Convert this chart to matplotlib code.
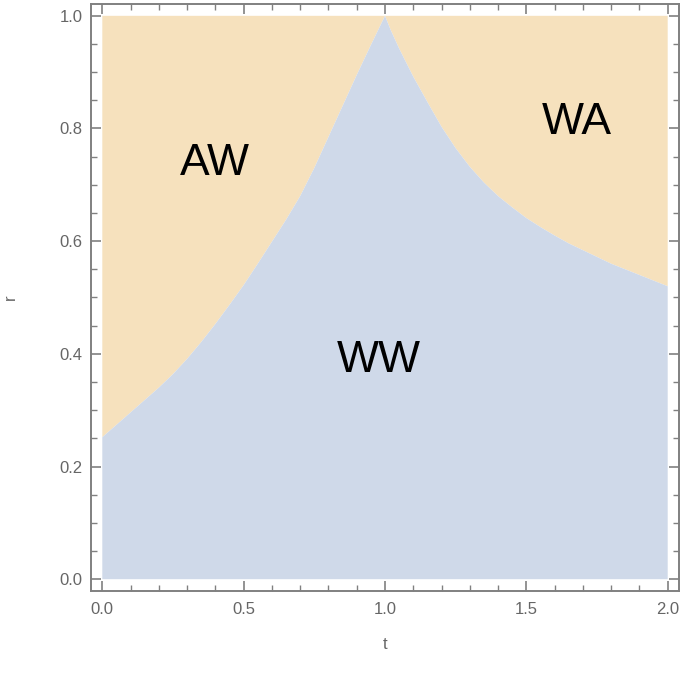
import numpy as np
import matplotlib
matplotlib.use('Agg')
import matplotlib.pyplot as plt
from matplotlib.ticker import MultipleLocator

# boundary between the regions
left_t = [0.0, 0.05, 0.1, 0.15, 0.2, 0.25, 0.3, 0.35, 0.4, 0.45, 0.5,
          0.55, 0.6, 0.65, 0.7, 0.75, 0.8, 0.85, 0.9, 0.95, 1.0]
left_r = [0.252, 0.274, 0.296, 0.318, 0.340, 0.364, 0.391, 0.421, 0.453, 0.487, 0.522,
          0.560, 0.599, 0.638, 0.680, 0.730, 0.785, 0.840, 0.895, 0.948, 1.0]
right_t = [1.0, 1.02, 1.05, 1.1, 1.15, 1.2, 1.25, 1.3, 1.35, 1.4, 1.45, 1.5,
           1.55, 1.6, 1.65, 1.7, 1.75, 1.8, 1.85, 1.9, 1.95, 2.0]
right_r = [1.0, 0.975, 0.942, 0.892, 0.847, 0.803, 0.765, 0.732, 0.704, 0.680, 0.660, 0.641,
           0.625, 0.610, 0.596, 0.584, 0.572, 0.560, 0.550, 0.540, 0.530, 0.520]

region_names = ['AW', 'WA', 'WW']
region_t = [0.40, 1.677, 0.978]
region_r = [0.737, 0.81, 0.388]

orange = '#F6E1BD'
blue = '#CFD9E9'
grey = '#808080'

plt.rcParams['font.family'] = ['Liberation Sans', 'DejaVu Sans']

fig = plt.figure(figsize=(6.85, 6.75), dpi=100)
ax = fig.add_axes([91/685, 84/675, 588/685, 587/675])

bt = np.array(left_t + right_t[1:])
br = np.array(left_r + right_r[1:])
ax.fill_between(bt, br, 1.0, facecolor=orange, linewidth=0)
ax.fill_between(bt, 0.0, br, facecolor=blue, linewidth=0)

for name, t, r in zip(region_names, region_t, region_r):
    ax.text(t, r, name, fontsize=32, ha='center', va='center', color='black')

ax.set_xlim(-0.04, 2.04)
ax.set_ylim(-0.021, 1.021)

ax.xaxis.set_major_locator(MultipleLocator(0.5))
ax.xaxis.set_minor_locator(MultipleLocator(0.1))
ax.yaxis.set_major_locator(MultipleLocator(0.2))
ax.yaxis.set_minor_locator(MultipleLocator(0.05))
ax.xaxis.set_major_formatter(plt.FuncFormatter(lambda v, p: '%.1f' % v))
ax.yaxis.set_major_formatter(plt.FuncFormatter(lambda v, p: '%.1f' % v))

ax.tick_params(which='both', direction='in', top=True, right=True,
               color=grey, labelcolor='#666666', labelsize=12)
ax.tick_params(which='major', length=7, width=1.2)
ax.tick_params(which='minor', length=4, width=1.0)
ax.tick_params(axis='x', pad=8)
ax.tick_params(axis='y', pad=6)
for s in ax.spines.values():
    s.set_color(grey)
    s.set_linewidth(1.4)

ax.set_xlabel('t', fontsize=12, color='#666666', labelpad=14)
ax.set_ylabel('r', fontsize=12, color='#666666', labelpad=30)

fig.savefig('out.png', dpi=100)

:::::

## Exercise task:
Extract the lines exactly, please: the first line of the listing, the line with "ax.set_ylim(-0.021, 1.021)", and every line between them, but no pictures.

## Complete response:
Convert this chart to matplotlib code.
import numpy as np
import matplotlib
matplotlib.use('Agg')
import matplotlib.pyplot as plt
from matplotlib.ticker import MultipleLocator

# boundary between the regions
left_t = [0.0, 0.05, 0.1, 0.15, 0.2, 0.25, 0.3, 0.35, 0.4, 0.45, 0.5,
          0.55, 0.6, 0.65, 0.7, 0.75, 0.8, 0.85, 0.9, 0.95, 1.0]
left_r = [0.252, 0.274, 0.296, 0.318, 0.340, 0.364, 0.391, 0.421, 0.453, 0.487, 0.522,
          0.560, 0.599, 0.638, 0.680, 0.730, 0.785, 0.840, 0.895, 0.948, 1.0]
right_t = [1.0, 1.02, 1.05, 1.1, 1.15, 1.2, 1.25, 1.3, 1.35, 1.4, 1.45, 1.5,
           1.55, 1.6, 1.65, 1.7, 1.75, 1.8, 1.85, 1.9, 1.95, 2.0]
right_r = [1.0, 0.975, 0.942, 0.892, 0.847, 0.803, 0.765, 0.732, 0.704, 0.680, 0.660, 0.641,
           0.625, 0.610, 0.596, 0.584, 0.572, 0.560, 0.550, 0.540, 0.530, 0.520]

region_names = ['AW', 'WA', 'WW']
region_t = [0.40, 1.677, 0.978]
region_r = [0.737, 0.81, 0.388]

orange = '#F6E1BD'
blue = '#CFD9E9'
grey = '#808080'

plt.rcParams['font.family'] = ['Liberation Sans', 'DejaVu Sans']

fig = plt.figure(figsize=(6.85, 6.75), dpi=100)
ax = fig.add_axes([91/685, 84/675, 588/685, 587/675])

bt = np.array(left_t + right_t[1:])
br = np.array(left_r + right_r[1:])
ax.fill_between(bt, br, 1.0, facecolor=orange, linewidth=0)
ax.fill_between(bt, 0.0, br, facecolor=blue, linewidth=0)

for name, t, r in zip(region_names, region_t, region_r):
    ax.text(t, r, name, fontsize=32, ha='center', va='center', color='black')

ax.set_xlim(-0.04, 2.04)
ax.set_ylim(-0.021, 1.021)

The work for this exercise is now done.